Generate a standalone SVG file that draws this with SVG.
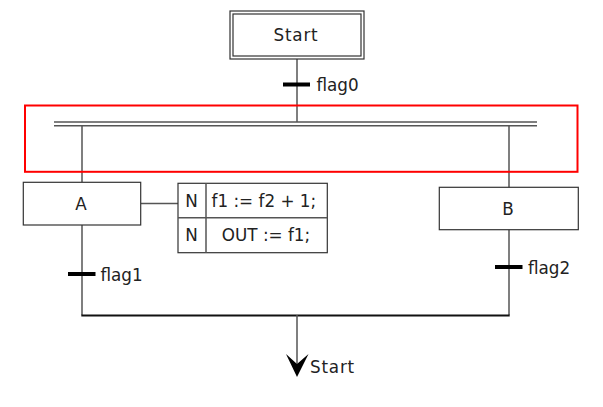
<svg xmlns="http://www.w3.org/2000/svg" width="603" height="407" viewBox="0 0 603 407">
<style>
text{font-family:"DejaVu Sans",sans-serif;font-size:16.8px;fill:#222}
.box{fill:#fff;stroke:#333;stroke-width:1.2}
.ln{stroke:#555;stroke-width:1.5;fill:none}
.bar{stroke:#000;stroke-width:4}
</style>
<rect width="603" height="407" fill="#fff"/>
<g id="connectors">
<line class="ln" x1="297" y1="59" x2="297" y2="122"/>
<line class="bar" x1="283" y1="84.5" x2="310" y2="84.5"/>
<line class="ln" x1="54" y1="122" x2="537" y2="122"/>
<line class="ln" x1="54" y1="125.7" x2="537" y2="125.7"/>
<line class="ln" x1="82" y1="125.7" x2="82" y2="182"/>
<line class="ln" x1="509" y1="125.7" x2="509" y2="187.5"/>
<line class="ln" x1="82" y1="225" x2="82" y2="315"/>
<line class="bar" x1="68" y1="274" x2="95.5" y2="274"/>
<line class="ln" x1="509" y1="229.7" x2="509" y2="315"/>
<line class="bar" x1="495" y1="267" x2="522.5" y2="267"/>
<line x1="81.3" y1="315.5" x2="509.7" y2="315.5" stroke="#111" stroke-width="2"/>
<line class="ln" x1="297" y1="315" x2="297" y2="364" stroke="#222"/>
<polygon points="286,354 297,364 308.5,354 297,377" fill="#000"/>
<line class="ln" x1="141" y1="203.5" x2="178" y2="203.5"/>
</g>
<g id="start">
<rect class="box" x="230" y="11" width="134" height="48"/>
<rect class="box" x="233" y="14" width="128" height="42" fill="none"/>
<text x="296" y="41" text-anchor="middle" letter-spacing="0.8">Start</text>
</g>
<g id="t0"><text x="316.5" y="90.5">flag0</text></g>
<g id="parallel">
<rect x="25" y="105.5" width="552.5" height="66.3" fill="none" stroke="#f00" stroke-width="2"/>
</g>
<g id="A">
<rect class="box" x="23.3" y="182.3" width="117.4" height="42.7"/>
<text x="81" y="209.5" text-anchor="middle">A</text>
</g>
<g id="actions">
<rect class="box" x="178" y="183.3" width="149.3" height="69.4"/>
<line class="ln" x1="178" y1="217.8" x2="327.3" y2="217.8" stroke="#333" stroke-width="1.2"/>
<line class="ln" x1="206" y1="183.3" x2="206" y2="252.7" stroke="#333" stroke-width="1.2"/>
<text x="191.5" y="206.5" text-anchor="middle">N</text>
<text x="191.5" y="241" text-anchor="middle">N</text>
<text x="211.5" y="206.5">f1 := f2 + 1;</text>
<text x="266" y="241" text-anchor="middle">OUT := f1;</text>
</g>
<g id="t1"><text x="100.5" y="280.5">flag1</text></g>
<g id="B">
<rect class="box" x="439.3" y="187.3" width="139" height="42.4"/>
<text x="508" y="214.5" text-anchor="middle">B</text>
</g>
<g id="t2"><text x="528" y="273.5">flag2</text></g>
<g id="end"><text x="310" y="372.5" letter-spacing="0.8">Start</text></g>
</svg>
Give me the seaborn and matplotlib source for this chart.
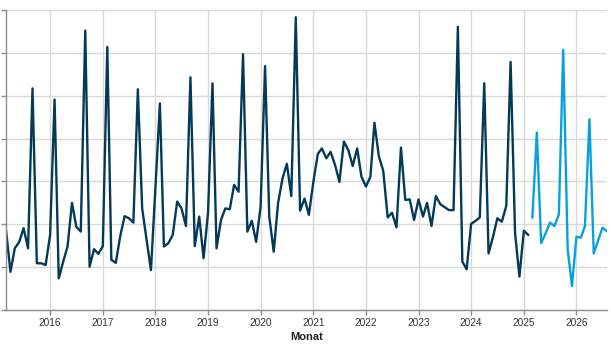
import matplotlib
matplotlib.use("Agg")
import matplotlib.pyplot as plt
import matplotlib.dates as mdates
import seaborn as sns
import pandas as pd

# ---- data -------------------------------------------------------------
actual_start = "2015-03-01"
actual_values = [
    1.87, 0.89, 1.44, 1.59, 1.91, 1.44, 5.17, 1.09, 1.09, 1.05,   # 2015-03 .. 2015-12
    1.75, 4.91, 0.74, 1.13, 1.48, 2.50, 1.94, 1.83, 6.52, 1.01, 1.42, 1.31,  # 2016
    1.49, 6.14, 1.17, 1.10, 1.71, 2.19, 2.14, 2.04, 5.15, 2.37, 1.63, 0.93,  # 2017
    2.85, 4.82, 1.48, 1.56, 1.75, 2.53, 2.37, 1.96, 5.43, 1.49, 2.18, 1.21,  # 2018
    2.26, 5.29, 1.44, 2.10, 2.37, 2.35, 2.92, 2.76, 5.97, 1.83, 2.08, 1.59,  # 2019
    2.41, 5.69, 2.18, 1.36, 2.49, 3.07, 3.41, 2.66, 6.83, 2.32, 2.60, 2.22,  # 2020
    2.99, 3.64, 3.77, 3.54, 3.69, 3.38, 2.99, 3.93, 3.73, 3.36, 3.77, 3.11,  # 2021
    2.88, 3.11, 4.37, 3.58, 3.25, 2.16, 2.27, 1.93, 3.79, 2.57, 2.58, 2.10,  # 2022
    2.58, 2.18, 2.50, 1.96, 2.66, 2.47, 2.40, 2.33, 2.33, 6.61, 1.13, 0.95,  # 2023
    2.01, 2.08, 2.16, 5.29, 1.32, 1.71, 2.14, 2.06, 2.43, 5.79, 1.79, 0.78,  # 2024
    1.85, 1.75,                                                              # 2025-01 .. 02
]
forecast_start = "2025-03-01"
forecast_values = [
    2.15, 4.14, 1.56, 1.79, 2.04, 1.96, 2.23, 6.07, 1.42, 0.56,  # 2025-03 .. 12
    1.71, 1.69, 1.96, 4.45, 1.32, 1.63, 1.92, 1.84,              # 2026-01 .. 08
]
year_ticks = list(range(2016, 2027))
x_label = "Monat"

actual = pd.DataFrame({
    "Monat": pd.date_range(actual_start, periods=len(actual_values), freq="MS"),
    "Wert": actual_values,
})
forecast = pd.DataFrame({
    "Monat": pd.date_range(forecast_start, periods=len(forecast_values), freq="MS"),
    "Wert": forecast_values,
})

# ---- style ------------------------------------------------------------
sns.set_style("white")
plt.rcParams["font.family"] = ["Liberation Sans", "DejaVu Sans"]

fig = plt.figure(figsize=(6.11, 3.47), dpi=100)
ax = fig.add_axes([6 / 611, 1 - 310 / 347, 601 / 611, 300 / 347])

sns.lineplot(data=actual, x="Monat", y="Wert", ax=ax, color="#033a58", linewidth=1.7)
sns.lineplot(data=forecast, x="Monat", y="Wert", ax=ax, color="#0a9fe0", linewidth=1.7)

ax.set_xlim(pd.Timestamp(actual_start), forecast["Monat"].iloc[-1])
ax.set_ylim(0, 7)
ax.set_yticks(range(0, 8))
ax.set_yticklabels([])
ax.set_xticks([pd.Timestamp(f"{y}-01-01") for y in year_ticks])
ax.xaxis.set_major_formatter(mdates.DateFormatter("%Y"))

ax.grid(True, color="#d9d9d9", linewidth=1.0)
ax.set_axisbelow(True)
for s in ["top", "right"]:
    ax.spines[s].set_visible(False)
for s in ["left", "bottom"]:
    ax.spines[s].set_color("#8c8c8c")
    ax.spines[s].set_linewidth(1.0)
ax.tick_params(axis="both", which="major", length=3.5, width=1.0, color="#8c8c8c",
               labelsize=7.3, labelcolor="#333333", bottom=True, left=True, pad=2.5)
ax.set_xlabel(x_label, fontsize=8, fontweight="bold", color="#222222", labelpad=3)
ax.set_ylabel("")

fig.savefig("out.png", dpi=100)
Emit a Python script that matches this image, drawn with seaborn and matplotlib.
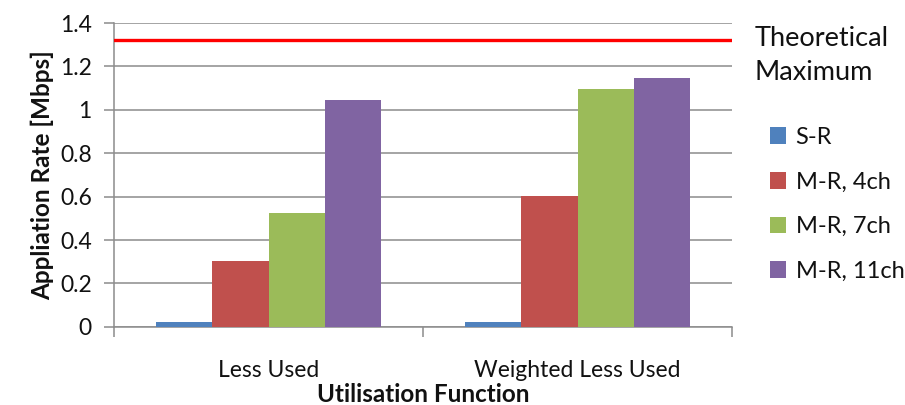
• • • • • • •
To be done: Omit all pictures, then copy the lines between the ones holding "Give me the" and "import pandas as pd", inclusive.

Solution for this exercise:
Give me the seaborn and matplotlib source for this chart.
import matplotlib
matplotlib.use("Agg")
import matplotlib.pyplot as plt
import matplotlib.dates as mdates
import seaborn as sns
import pandas as pd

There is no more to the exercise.